Wednesday, May 7, 2014
Proof of Success
My husband told me a couple weeks ago that I believe people think higher of me then they actually do.
He was right.
Please let me first clarify that my husband is my biggest supporter. We may have only been together 7 years but we had been through more then our fair share of work. And by work I mean struggle, surrender, sacrifice, and many mistakes. We, thank God, have also been able to enjoy the great benefits of that work. Some being forgiveness, trust & honesty. And as much as I wish I was the only one correct all of the time, I am not. (Though he knows that I try!)
Back to the story. Naturally I was a bit irritated with his comment but let it pass & had not thought about it again until this morning. I was sitting thinking...well, moping on the couch waiting for the boys to wake up. I was thinking about how much I missed people from home. I missed working and the comfortable control that it brought me. I thought about how much all my relationships have changed. Then, to cheer myself up I started thinking about my visit this summer. Being able to see people made me happy. Until...I remembered how different relationships are. Dread replaced excitement. Things are different and I felt a gripping need to somehow prove that this move has been a success. I started to rehearse what I would say to the typical "how are you/what's new?" questions. I wanted to say something that showed I have grown, that I am doing something. Whoops, kids are up.

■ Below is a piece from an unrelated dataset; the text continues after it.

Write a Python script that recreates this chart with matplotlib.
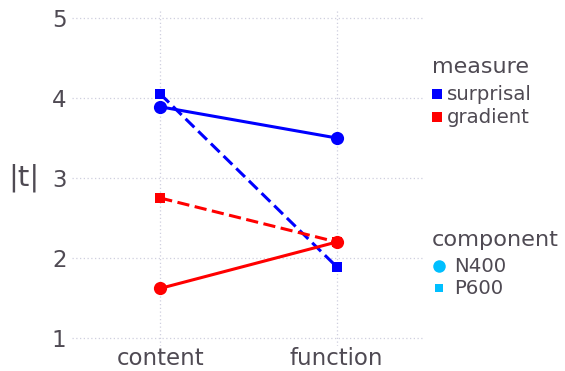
import matplotlib
matplotlib.use("Agg")
import matplotlib.pyplot as plt
from matplotlib.lines import Line2D

plt.rcParams['font.family'] = ['DejaVu Sans']

categories = ["content", "function"]
surprisal_n400 = [3.89, 3.50]
surprisal_p600 = [4.05, 1.89]
gradient_n400 = [1.62, 2.20]
gradient_p600 = [2.75, 2.20]

measures = ["surprisal", "gradient"]
measure_colors = ["#0000ff", "#ff0000"]
components = ["N400", "P600"]
y_ticks = [1, 2, 3, 4, 5]

text_col = "#4f4a53"
W, H = 565, 371
fig = plt.figure(figsize=(W / 100, H / 100), dpi=100)
ax = fig.add_axes([72 / W, 1 - 346 / H, (425 - 72) / W, (346 - 10) / H])

x = list(range(len(categories)))
dash = (0, (4, 1.8))
series = [
    (surprisal_n400, measure_colors[0], "-", "o", 9.5),
    (surprisal_p600, measure_colors[0], dash, "s", 7),
    (gradient_n400, measure_colors[1], "-", "o", 9.5),
    (gradient_p600, measure_colors[1], dash, "s", 7),
]
for vals, col, ls, mk, ms in series:
    ax.plot(x, vals, color=col, linestyle=ls, linewidth=2.2,
            marker=mk, markersize=ms, markeredgewidth=0, zorder=3)

ax.set_xlim(-0.5, 1.5)
ax.set_ylim(0.9, 5.1)
ax.set_xticks(x)
ax.set_xticklabels(categories)
ax.set_yticks(y_ticks)
ax.set_yticklabels([str(t) for t in y_ticks])
ax.tick_params(length=0, labelsize=16.5, colors=text_col, pad=4)
ax.tick_params(axis='x', pad=1)
ax.grid(True, linestyle=(0, (1, 2)), color="#cfcfdf", linewidth=0.9, zorder=0)
for s in ax.spines.values():
    s.set_visible(False)
ax.set_ylabel("|t|", fontsize=21, color=text_col, rotation=0, labelpad=20, va="center")

# legend: measure
fig.text(432 / W, 1 - 67 / H, "measure", fontsize=16, color=text_col, va="center", ha="left")
for i, (lab, col) in enumerate(zip(measures, measure_colors)):
    yy = 1 - (94 + 23 * i) / H
    fig.add_artist(Line2D([437 / W], [yy], marker="s", markersize=6.5, color=col,
                          markeredgewidth=0, linestyle="none", transform=fig.transFigure))
    fig.text(447 / W, yy, lab, fontsize=14.2, color=text_col, va="center", ha="left")

# legend: component
fig.text(432 / W, 1 - 240 / H, "component", fontsize=16.2, color=text_col, va="center", ha="left")
for i, (lab, mk, ms) in enumerate(zip(components, ["o", "s"], [9, 6])):
    yy = 1 - (266 + 22 * i) / H
    fig.add_artist(Line2D([439 / W], [yy], marker=mk, markersize=ms, color="#00bfff",
                          markeredgewidth=0, linestyle="none", transform=fig.transFigure))
    fig.text(454 / W, yy, lab, fontsize=14.2, color=text_col, va="center", ha="left")

fig.savefig("out.png", dpi=100)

The next opportunity I had to stop & revisit my thinking was nap time. Why on earth do I care so much about what people think of me? My husband's comment was floating around my brain in a sort of pin-ball fashion. I understood his conclusion a little more. Perhaps my struggle with being this great, interesting person is more to do with me caring too much what others think & less to do with reality. I am just another person. And damn, I am selfish. I think about me ALL THE TIME! So it seems fitting that all the people who I worry about pleasing are thinking less about me and way more about themselves. That sounds like of brutal. I don't mean that people are not curious how I am doing or wish me well. But the majority of people I am worried about impressing are just as consumed with the busy of life. They are not waiting impatiently to hear from me in July when I visit. Now, I am hoping that we are able to visit and share some life but I want it to be real life. Not me, acting like I am not as messy as I really am. I do not want to just be someone that I think, they think I am. I want to me be. Just like I would want them to be them. Is not that what a real relationship is: two people who are real?
Sooooo, my goal in these next few months before visiting is to enjoy every moment of the now. To not think about what I will wear. (Seriously, this is the real me.) To not think about how I will answer the typical questions. And most of all to not think about being anyone but messy me.
And clearly I need to work on thinking less about myself.